■ **Task inputs**:
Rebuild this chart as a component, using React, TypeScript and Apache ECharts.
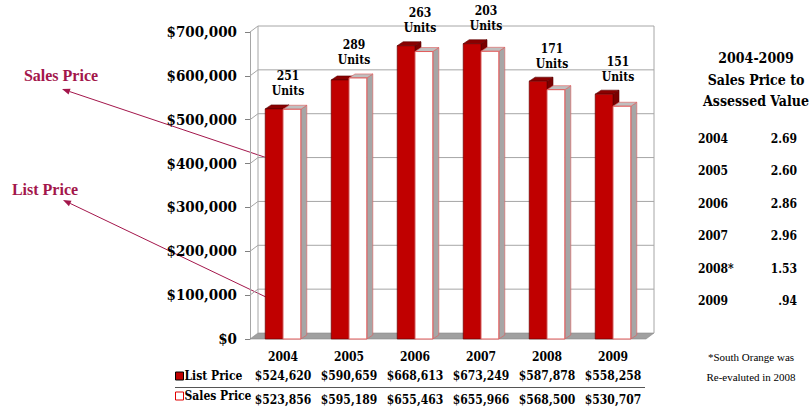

==

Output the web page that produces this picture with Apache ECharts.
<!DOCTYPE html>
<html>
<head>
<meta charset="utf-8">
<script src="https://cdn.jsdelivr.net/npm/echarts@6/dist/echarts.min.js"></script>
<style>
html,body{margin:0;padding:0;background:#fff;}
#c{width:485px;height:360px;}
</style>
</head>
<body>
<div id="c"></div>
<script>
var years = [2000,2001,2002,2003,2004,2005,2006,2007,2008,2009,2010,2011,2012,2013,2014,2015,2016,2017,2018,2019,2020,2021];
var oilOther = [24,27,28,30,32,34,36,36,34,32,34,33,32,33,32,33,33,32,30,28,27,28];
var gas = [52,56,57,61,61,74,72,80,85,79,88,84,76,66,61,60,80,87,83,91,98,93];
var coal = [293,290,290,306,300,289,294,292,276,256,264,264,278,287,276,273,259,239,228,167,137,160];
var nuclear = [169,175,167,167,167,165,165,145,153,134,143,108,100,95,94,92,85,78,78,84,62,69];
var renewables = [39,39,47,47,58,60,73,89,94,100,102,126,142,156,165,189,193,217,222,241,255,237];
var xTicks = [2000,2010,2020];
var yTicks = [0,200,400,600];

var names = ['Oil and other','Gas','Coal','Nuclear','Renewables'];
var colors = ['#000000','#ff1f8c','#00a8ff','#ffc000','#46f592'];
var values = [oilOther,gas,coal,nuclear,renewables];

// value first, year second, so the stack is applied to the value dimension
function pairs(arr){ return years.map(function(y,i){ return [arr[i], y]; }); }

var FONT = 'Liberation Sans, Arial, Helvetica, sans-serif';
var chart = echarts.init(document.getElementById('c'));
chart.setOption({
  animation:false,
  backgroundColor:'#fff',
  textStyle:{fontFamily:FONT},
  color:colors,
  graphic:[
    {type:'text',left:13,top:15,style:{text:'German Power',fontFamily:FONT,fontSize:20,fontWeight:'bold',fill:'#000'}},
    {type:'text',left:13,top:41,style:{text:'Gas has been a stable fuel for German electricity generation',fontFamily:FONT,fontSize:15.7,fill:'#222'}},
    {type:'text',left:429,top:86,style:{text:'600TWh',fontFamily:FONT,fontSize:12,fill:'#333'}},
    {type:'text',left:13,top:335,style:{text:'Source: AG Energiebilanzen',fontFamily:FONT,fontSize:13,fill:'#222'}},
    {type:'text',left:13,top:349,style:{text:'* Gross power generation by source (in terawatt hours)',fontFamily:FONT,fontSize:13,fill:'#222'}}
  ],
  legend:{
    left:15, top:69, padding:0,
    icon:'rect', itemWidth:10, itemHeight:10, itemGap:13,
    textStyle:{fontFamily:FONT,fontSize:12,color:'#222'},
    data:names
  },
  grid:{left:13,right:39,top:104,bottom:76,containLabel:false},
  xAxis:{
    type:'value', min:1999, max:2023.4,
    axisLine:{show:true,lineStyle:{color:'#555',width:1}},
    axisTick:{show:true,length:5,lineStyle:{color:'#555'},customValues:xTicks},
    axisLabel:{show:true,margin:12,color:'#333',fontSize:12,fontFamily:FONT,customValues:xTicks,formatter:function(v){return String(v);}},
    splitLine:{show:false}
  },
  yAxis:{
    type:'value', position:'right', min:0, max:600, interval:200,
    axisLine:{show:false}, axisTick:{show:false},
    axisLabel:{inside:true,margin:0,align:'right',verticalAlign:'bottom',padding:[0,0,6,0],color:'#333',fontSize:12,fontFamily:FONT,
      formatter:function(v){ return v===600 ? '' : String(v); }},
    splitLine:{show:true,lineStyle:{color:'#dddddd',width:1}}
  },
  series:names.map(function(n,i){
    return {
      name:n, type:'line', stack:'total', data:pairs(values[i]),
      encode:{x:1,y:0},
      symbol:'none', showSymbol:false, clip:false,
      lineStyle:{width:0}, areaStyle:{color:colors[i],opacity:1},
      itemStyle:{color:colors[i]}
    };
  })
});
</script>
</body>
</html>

...

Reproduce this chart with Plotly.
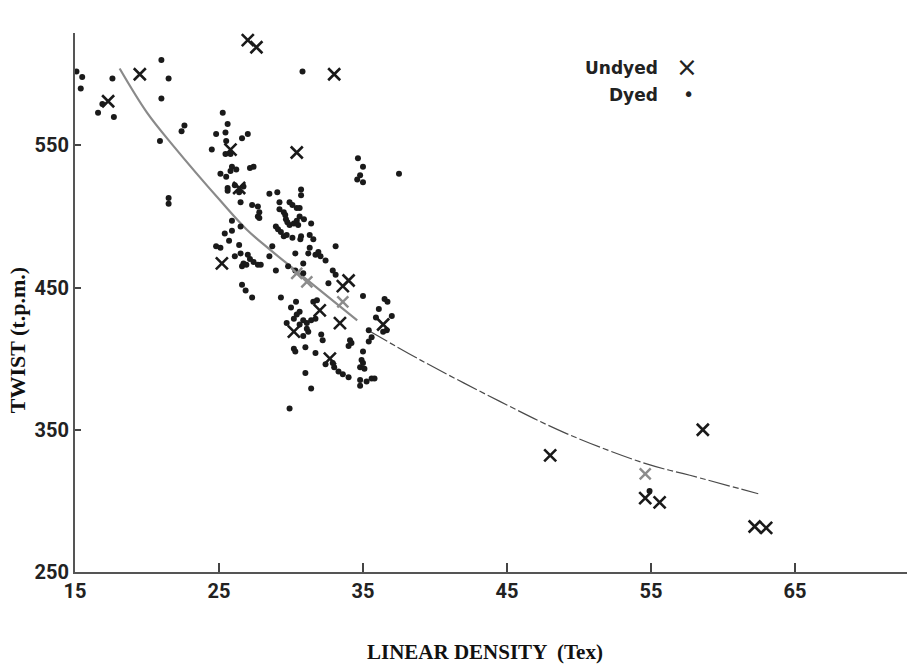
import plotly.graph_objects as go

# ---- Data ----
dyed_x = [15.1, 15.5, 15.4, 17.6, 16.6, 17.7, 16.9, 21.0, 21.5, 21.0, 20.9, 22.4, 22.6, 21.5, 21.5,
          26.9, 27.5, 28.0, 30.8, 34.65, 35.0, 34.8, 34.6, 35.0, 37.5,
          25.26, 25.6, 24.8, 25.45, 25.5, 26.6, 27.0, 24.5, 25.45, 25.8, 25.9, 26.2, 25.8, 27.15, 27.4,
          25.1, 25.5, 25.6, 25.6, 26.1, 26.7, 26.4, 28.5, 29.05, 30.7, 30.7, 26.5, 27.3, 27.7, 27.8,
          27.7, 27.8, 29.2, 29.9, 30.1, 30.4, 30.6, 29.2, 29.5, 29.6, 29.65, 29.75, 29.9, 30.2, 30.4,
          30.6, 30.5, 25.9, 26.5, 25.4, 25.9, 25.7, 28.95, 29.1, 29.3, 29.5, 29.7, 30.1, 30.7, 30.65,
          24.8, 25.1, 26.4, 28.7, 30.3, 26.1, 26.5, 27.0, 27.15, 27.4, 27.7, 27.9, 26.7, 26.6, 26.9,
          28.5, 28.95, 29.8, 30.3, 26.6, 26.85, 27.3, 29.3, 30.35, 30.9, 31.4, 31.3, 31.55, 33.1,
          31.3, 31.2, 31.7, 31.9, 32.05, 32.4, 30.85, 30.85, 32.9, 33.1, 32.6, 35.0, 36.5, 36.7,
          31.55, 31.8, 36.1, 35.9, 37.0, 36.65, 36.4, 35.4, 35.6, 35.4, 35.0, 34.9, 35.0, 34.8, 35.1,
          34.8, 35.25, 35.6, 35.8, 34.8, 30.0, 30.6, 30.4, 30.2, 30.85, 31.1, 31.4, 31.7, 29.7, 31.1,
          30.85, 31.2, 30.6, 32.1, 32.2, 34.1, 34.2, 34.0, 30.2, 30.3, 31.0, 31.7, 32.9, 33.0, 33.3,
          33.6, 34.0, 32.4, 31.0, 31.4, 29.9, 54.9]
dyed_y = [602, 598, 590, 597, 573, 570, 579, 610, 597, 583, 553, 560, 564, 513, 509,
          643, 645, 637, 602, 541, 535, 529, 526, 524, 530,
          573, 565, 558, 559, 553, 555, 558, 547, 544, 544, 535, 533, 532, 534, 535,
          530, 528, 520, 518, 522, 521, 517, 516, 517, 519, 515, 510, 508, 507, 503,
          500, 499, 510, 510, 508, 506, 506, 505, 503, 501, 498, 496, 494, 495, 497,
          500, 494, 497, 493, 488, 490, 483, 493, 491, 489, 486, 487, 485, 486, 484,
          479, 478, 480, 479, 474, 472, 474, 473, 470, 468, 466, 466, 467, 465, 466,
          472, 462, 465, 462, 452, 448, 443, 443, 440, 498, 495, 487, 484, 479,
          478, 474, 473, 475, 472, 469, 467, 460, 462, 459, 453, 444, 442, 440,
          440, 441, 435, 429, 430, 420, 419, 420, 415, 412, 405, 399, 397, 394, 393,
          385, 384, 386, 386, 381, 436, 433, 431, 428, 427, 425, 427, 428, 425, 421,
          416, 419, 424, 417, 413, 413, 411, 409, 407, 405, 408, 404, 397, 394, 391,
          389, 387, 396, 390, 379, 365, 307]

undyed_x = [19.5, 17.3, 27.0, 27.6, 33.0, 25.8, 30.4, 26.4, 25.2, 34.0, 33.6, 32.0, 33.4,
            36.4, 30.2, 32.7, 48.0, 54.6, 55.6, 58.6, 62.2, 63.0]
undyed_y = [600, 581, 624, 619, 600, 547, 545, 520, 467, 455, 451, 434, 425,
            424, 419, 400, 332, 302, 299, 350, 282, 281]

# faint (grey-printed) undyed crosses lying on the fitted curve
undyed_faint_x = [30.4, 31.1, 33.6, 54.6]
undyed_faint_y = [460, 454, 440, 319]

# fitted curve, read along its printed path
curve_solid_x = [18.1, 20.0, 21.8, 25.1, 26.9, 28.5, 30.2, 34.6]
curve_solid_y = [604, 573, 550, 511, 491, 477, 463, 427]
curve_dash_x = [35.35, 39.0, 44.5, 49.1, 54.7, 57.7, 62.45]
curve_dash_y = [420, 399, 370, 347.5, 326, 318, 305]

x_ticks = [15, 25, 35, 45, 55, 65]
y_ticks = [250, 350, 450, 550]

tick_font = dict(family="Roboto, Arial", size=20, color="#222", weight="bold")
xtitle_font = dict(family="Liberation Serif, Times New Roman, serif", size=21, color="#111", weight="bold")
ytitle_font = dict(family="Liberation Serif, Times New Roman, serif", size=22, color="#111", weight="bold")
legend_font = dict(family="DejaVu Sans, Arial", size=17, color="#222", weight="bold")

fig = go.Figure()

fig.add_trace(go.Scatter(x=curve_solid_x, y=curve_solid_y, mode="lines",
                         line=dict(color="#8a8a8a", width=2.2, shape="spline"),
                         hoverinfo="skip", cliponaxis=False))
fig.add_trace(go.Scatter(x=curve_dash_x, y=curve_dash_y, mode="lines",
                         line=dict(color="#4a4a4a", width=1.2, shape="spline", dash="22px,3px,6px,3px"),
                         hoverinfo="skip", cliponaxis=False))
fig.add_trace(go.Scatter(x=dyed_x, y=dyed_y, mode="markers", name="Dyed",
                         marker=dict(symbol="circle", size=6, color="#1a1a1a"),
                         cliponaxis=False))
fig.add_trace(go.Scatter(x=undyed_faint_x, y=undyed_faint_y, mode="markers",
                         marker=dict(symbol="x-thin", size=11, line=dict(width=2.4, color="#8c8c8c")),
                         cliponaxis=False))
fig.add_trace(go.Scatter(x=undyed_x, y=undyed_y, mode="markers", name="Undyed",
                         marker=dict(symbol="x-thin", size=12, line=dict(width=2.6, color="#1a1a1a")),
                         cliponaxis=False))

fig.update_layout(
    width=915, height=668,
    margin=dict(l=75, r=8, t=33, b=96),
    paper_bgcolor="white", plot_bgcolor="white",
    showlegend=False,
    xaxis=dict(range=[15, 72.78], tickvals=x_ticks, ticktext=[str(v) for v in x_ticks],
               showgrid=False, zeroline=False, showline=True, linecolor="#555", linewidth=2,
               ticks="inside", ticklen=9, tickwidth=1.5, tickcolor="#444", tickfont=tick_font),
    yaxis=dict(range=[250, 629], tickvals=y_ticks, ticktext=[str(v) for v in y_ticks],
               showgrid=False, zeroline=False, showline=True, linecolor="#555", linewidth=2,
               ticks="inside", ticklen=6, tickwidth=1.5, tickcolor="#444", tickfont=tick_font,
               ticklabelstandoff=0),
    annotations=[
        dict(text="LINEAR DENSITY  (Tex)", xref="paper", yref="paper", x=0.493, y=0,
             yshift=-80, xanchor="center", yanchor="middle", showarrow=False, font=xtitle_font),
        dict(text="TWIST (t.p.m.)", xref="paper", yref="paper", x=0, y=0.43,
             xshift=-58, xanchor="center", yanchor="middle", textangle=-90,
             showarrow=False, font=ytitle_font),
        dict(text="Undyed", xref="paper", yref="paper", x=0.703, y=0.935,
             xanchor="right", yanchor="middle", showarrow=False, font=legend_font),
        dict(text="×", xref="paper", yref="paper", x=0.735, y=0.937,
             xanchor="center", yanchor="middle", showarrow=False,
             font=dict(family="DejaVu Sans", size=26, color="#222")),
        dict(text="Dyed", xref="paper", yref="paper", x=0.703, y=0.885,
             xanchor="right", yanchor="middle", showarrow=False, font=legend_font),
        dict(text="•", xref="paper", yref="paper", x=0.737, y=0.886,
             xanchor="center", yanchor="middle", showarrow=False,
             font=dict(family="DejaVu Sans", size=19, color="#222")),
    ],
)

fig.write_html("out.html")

■ **What the exercise asks**: Restate word for word the part that opens with the line containing "Reproduce this chart with Plotly." and closes with the line containing "import plotly.graph_objects as go", both ends included, and nothing else. Omit any images.

■ **Answer**:
Reproduce this chart with Plotly.
import plotly.graph_objects as go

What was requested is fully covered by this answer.